What worked (leasing-first structure):

  1. 36-month equipment lease for the $210,000 hard assets (sized to refresh cycle)
  2. A smaller working capital buffer (defined amount, defined use) for the $45,000 migration costs
  3. Clear story for repayment: base-load contracts covered fixed payments; burst workloads stayed variable in cloud

Result (practical):

  • predictable monthly payments on the hardware
  • operating cash preserved for hiring + customer support ramp
  • easier future refresh because the lease maturity aligned with planned replacement timing

This is the same “match the tool to the job” structure we recommend across industries (assets vs working capital vs volatility).

Calm CTA (one next step)

If you’re planning a server refresh or a small data-centre/colo build and want to structure it leasing-first—without accidentally choking your operating line—Mehmi can help you split the project into financeable pieces, package the file the way underwriters actually read it, and compare offers on total cost and “gotcha” terms (not just rate).

FAQ (Canada-specific)

1) Is it better to lease servers or buy them in Canada?

Often, leasing wins for servers because refresh cycles are short and leasing preserves cash for payroll and growth.

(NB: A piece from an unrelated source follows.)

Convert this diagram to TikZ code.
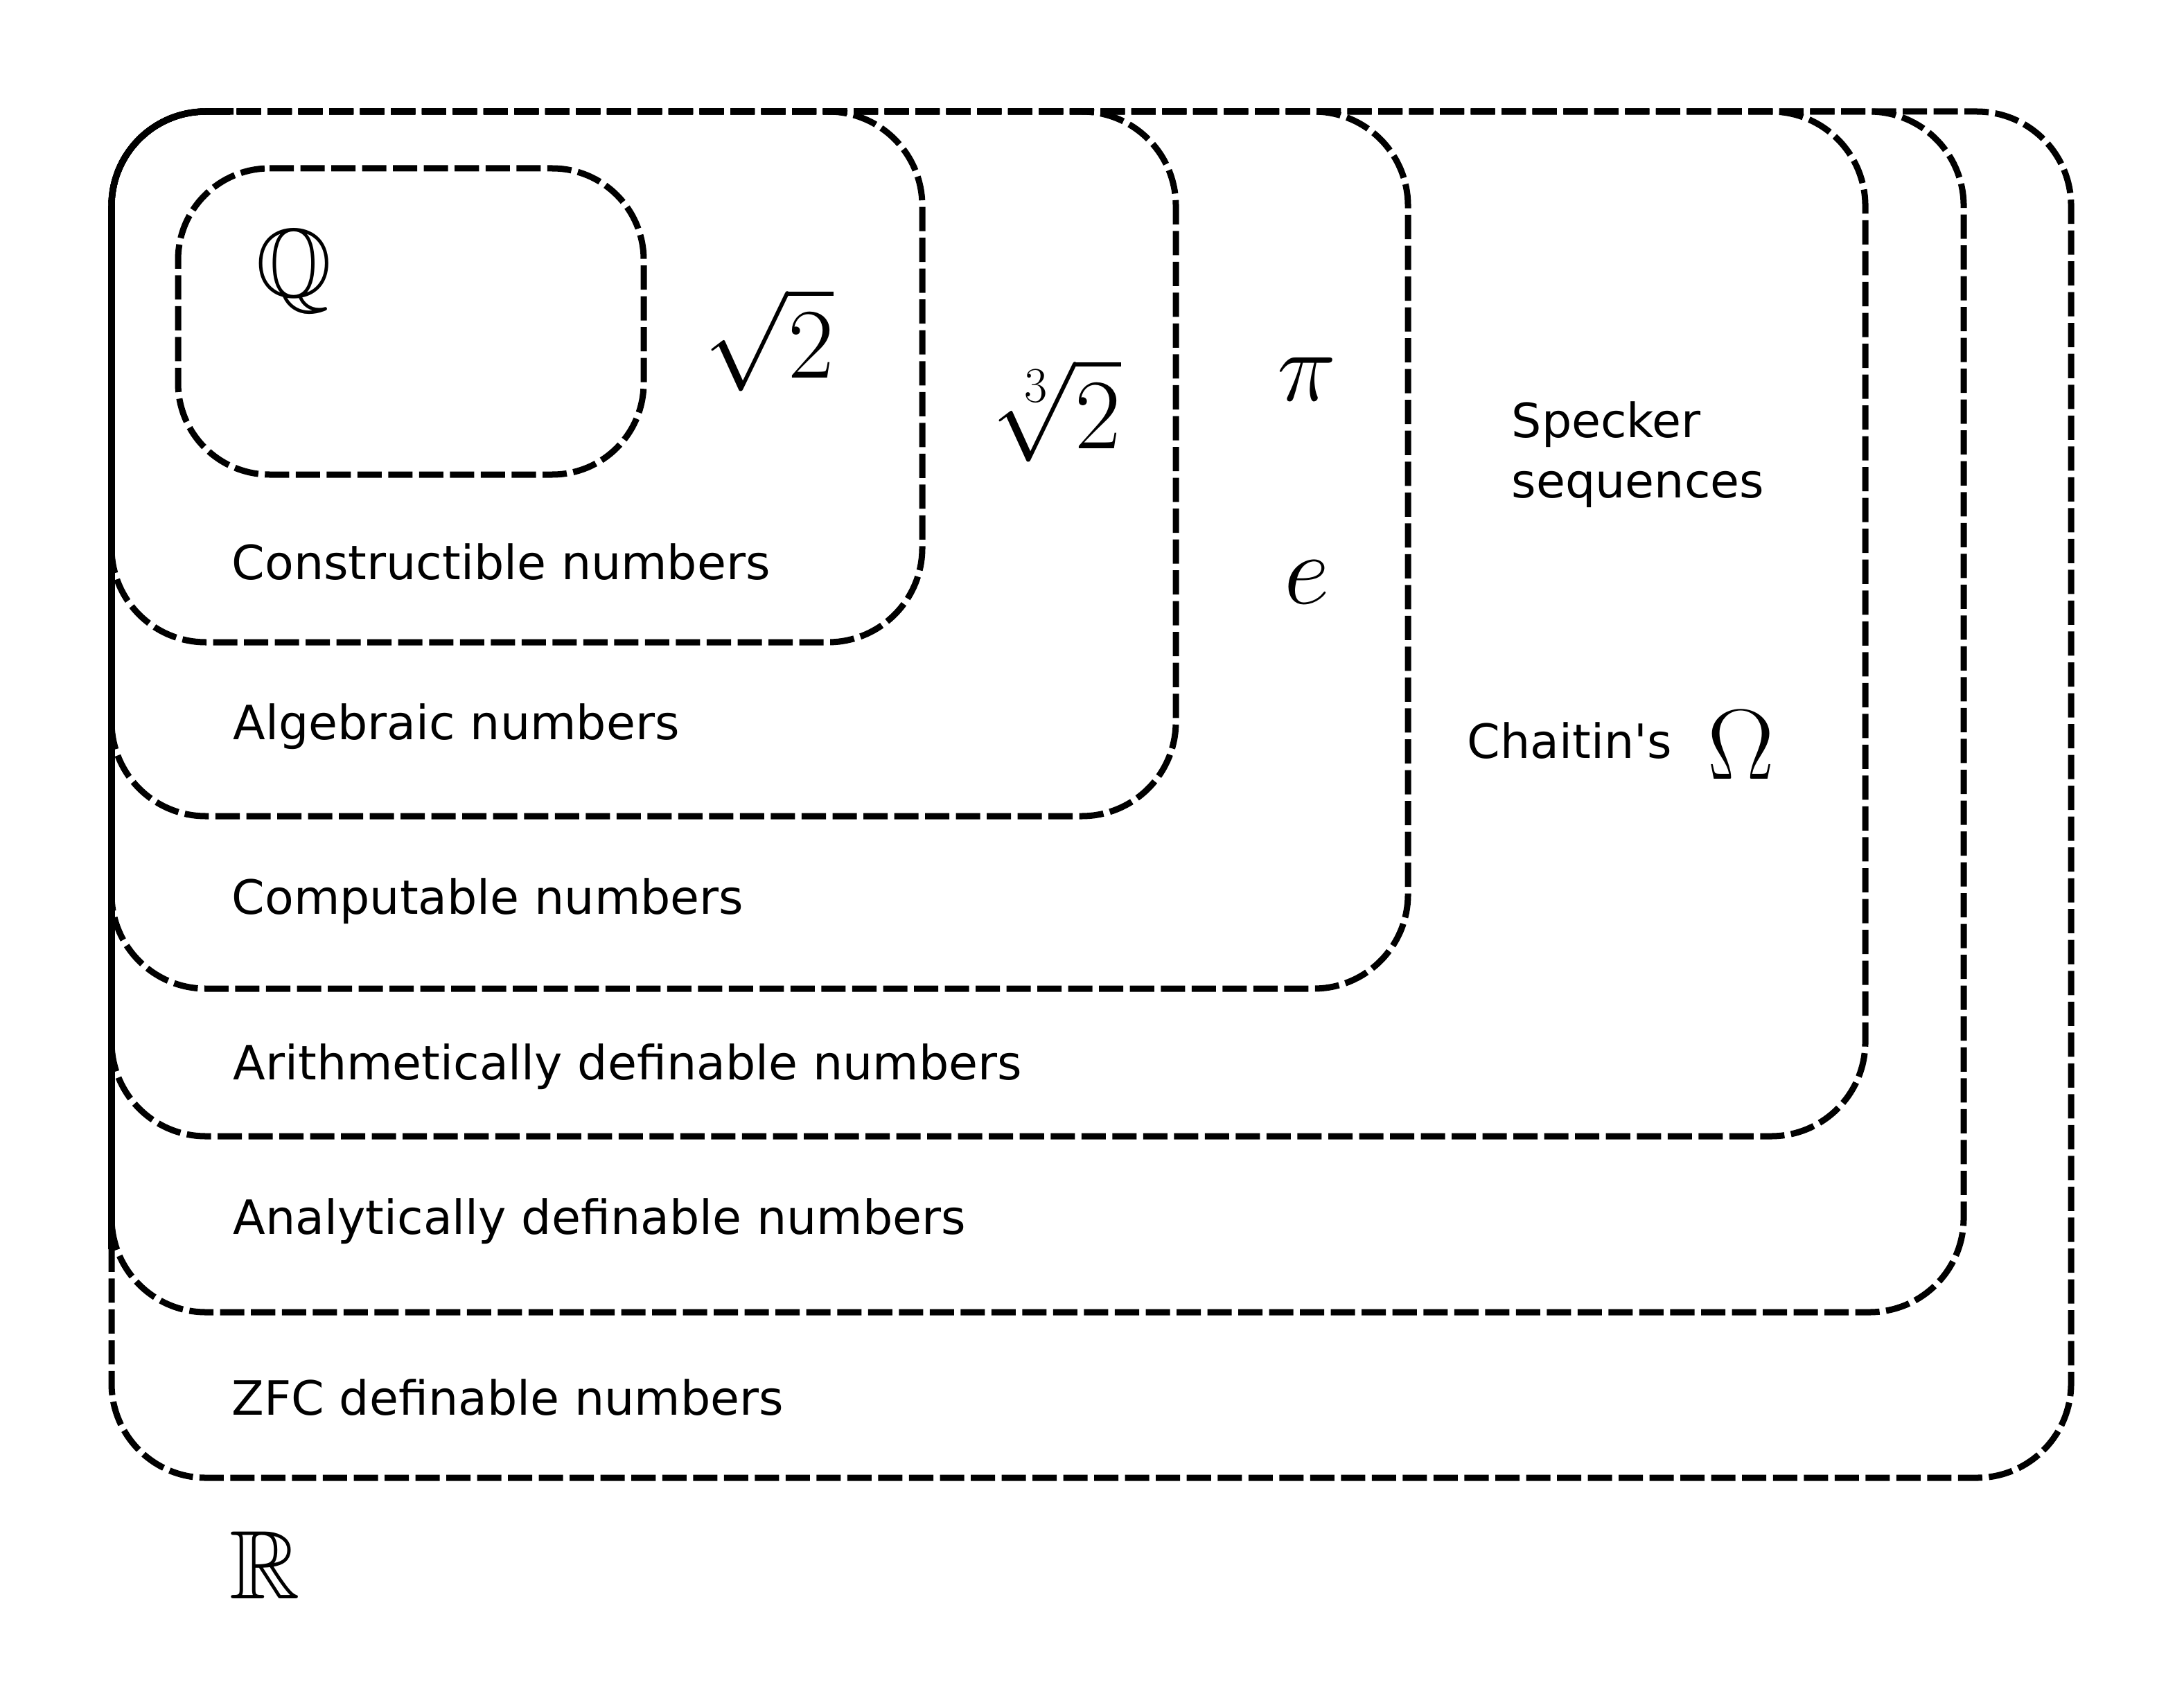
\RequirePackage{fix-cm}
\documentclass[tikz,border=0pt]{standalone}
\usepackage{amssymb}
\usepackage{fontspec}
\setmainfont{DejaVu Sans}[Ligatures=TeXOff]
\tikzset{
  setbox/.style={draw=black, line width=0.09cm, dash pattern=on 0.35cm off 0.095cm, rounded corners=1.36cm},
  lbl/.style={anchor=base west, inner sep=0pt, font=\fontsize{19.4}{24}\selectfont},
  mth/.style={anchor=center, inner sep=0pt, font=\fontsize{41}{48}\selectfont},
  bbl/.style={anchor=center, inner sep=0pt, font=\fontsize{40}{48}\selectfont},
}
\newcommand{\setrect}[2]{\draw[setbox] (161,161) -- (#1,161) -- (#1,#2) -- (161,#2) -- cycle;}
\begin{document}
\begin{tikzpicture}[x=0.01cm, y=-0.01cm]
\useasboundingbox (0,0) rectangle (3152,2461);
% nested sets
\setrect{2989}{2133}
\setrect{2834}{1894}
\setrect{2692}{1640}
\setrect{2032}{1427}
\setrect{1697}{1178}
\setrect{1331}{927}
\draw[setbox, rounded corners=1.32cm] (257,243) -- (929,243) -- (929,685) -- (257,685) -- cycle;
% solid shared left edge
\coordinate (sb) at (161,1803);
\coordinate (sc) at (161,161);
\coordinate (se) at (337,161);
\draw[line width=0.095cm, rounded corners=1.36cm] (sb) -- (sc) -- (se);
% labels
\node[bbl] (Q) at (424,392) {$\mathbb{Q}$};
\node[mth] (sqrt2) at (1110,490) {$\sqrt{2}$};
\node[mth] (cbrt2) at (1528,592) {$\sqrt[3]{2}$};
\node[mth] (pi) at (1886,547) {$\pi$};
\node[mth] (e) at (1886,840) {$e$};
\node[mth] (Om) at (2513,1075) {$\Omega$};
\node[bbl] (R) at (382,2259) {$\mathbb{R}$};
\node[lbl] (spk1) at (2181,631) {Specker};
\node[lbl] (spk2) at (2181,718) {sequences};
\node[lbl] (cha) at (2117,1094) {Chaitin's};
\node[lbl] (con) at (334,836) {Constructible numbers};
\node[lbl] (alg) at (336,1067) {Algebraic numbers};
\node[lbl] (com) at (334,1319) {Computable numbers};
\node[lbl] (ari) at (336,1558) {Arithmetically definable numbers};
\node[lbl] (ana) at (336,1781) {Analytically definable numbers};
\node[lbl] (zfc) at (334,2042) {ZFC definable numbers};
\end{tikzpicture}
\end{document}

Buying can still make sense if you have surplus cash and a longer useful life, but many SMEs prefer payments that match the refresh plan.

2) What CCA class are servers in Canada?

General-purpose electronic data processing equipment and systems software are commonly in CCA Class 50 (55%), with specific rules/exclusions. Confirm your exact situation using CRA’s CCA class guidance. (Canada)

3) Do I pay GST/HST on server leases?

Typically yes—GST/HST is charged on lease payments and many fees, based on where the equipment is used. GST/HST-registered businesses can often recover this through ITCs (eligibility and timing rules apply). (Canada)

4) Can I finance software and migration costs with the hardware?

Sometimes. Some lenders will include certain soft costs (implementation, freight, warranties, professional services) if they’re clearly tied to deployment. A common approach is lease the hard assets and use a separate working capital facility for migration and project timing gaps.

5) What’s the fastest way to get approved for server financing in Canada?

Speed comes from clarity: clean vendor quote, identifiable assets, simple repayment story, and complete documentation. “Fast money” is rarely the safest money—compare repayment mechanics and total cost, not just speed.

6) Will my credit score matter for a server lease?

Yes, but it’s not the whole story. Lenders look at the business file using the 5Cs (character, capacity, capital, collateral, conditions). Strong cash flow and a clean, well-documented project can offset weaker credit in many cases.